1 in 3 Americans dreads political talk at Thanksgiving
Washington — Bring on the turkey — but maybe hold the politics.
Thanksgiving is Glenn Rogers’ favorite holiday, when people gather around the table and talk about things to celebrate from the past year. But Donald Trump’s presidency isn’t something everyone in the Rogers family is toasting.
“For the most part, we get to the point where we know that we’re not going to agree with each other and it gets dropped,” says the 67-year-old manufacturing consultant, who says he voted less for Trump than against Democrat Hillary Clinton.
With a cascade of sexual misconduct scandals now echoing similar allegations against Trump during the campaign, tempers on the subject of Trump may not have cooled, says Rogers. “When you start talking about it now, there’s still some, I think, real animosity when you start talking about character.”
Rogers is among more than a third of Americans who say they dread the prospect of politics coming up over Thanksgiving, compared with just 2 in 10 who say they’re eager to talk politics, according to a new poll by the Associated Press-NORC Center for Public Affairs Research. Four in 10 don’t feel strongly either way.
Democrats are slightly more likely than Republicans to say they’re uneasy about political discussions at the table, 39 percent to 33 percent. And women are more likely than men to say they dread the thought of talking politics, 41 percent to 31 percent.
Those who do think there’s at least some possibility of politics coming up are somewhat more likely to feel optimistic about it than Americans as a whole. Among this group, 30 percent say they’d be eager to talk politics and 34 percent would dread it.
The debate over whether to talk politics at Thanksgiving — or not — is about as American as the traditional feast itself. By Christmas 2016, 39 percent of U.S. adults said their families avoided conversations about politics, according to the Pew Research Center.
But Americans are still trying to figure out how to talk about the subject in the age of Trump, and amid the sexual misconduct allegations that have ignited a new debate over standards for conduct between men and women. The conversation, some analysts and respondents say, touches on identity among people who group themselves by other factors, such as family, friendship or geography.
Ten months into Trump’s difficult presidency, he remains a historically unpopular president and a deeply polarizing force in the United States. His drives to crack down on immigration in the name of national security and the economy cut right to the question of who is an American. And his defense on Tuesday of Republican U.S. Senate candidate Roy Moore, the former Alabama judge accused by six women of pursuing romantic relationships with them when they were teenagers and he was in his 30s, comes amid a wider deluge of sexual misconduct scandals. Those engulfed include an array of politicians and policymakers — past, present, aspiring and presidential — of all partisan stripes.

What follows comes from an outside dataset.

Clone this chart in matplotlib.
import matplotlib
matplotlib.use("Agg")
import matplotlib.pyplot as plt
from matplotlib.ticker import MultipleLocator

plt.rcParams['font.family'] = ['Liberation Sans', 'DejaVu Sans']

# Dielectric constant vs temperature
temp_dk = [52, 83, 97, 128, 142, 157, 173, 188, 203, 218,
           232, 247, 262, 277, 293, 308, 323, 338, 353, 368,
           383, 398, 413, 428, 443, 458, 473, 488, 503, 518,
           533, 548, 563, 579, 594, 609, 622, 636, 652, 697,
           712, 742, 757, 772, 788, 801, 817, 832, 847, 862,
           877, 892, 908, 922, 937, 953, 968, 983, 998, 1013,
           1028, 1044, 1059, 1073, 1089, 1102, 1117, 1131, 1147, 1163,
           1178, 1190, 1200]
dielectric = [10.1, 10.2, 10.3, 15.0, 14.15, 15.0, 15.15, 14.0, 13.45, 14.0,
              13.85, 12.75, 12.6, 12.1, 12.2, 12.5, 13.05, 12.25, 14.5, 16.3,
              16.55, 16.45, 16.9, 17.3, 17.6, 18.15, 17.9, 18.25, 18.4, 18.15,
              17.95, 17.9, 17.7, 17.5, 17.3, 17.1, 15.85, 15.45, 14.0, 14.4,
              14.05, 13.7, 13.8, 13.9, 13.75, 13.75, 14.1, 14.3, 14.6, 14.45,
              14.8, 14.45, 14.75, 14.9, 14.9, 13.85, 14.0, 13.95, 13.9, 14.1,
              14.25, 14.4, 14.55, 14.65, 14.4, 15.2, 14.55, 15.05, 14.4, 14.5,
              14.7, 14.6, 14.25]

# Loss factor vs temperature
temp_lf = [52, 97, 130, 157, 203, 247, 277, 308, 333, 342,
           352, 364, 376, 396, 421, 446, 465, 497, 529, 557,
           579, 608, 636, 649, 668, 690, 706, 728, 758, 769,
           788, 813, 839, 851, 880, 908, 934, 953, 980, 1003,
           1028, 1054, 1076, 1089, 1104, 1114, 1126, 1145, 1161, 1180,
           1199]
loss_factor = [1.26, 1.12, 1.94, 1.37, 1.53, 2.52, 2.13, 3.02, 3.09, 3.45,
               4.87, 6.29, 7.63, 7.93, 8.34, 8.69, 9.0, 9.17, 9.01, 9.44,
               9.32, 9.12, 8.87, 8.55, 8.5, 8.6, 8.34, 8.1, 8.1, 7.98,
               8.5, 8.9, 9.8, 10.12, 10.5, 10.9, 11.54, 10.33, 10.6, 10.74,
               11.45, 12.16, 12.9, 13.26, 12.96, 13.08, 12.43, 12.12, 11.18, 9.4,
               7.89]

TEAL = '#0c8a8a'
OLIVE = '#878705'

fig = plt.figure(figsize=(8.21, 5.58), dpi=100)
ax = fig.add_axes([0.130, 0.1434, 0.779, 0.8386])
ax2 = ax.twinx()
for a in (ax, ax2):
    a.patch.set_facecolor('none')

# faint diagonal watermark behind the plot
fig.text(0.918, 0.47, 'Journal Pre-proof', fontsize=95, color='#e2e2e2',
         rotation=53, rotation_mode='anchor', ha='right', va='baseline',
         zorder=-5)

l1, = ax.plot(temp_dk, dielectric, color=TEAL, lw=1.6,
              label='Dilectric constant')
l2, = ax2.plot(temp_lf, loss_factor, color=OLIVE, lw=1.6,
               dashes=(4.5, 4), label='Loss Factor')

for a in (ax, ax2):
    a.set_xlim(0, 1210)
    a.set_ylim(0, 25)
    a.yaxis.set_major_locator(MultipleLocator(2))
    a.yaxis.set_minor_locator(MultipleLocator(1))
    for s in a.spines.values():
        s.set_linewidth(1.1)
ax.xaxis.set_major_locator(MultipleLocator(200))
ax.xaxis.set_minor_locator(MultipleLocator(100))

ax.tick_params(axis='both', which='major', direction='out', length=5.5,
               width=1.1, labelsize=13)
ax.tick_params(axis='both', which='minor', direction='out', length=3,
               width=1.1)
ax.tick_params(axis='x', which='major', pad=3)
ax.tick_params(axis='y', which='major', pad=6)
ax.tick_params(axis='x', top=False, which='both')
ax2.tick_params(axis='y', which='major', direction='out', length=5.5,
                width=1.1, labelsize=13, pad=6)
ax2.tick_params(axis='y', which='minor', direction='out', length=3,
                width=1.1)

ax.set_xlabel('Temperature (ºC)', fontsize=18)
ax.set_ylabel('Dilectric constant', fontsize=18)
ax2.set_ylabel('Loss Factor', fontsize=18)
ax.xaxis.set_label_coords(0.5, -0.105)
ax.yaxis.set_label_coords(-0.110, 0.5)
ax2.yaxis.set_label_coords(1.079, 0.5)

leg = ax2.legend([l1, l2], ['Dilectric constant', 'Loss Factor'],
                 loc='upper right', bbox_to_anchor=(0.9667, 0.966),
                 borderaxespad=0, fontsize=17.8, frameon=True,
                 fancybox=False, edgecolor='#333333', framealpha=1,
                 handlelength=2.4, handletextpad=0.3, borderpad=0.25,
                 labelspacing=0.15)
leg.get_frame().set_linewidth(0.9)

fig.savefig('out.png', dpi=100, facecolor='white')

For any mention of Moore, who denies the accusations against him, there’s Democratic Sen. Al Franken of Minnesota, who has apologized or said he feels bad about the allegations against him. For every mention of the “Access Hollywood” tape in which Trump could be heard bragging about touching women without their consent, there are allegations that Democratic President Bill Clinton assaulted women. Both men deny the accusations.
Trump won the 2016 election, even though more than a dozen women accused him of sexual misconduct, and roughly half of all voters said they were bothered by his treatment of women, according to exit polls. Trump called the allegations false and said he would sue the women, but that hasn’t happened.
Then there’s the broader national conversation about what to do with the art, public policy work and legacies of public figures accused of sexual harassment or assault.
In the past, the Emily Post Institute Inc. received Thanksgiving etiquette questions that were typically about how to handle difficult relatives, says author Daniel Post Senning.
“Now, I am hearing questions like, ‘I don’t want to go,’ or ‘I can’t imagine sitting at a table with someone who has this perspective and staying through the meal,’” he says. “My impression is that it’s still out there. … The shock of that election is a little further in the rearview mirror, but I think people still have strong feelings about it.”
Fort Worth, Texas, resident Greg McCulley saw that firsthand last year. He recalls that of a dozen adults gathered around the Thanksgiving table, all but one was celebrating Trump’s election. That was his sister-in-law, who fumed about Trump and the “Access Hollywood” tape. Tension seethed.
“It was like, you say Donald Trump was bad, then someone says Bill Clinton was bad, so that extended to Hillary Clinton,” says McCulley, 43, an Air Force retiree who voted for Trump but doesn’t dispute that Trump’s recorded remarks were troubling. He does expect politics to come up this year, probably about sexual assault.
“The conservatives have more of a bigger bone. They’ll say look at Al Franken,” says McCully, who nonetheless looks forward to the conversation. “But it may be that my sister-in-law keeps her mouth zipped and says, ‘I don’t want to wade into those waters again like last year.’”
The AP-NORC poll of 1,070 adults was conducted Nov. 15-19 using a sample drawn from NORC’s probability-based AmeriSpeak panel, which is designed to be representative of the U.S. population. The margin of sampling error for all respondents is plus or minus 4.2 percentage points.
Respondents were first selected randomly using address-based sampling methods and later interviewed online or by phone.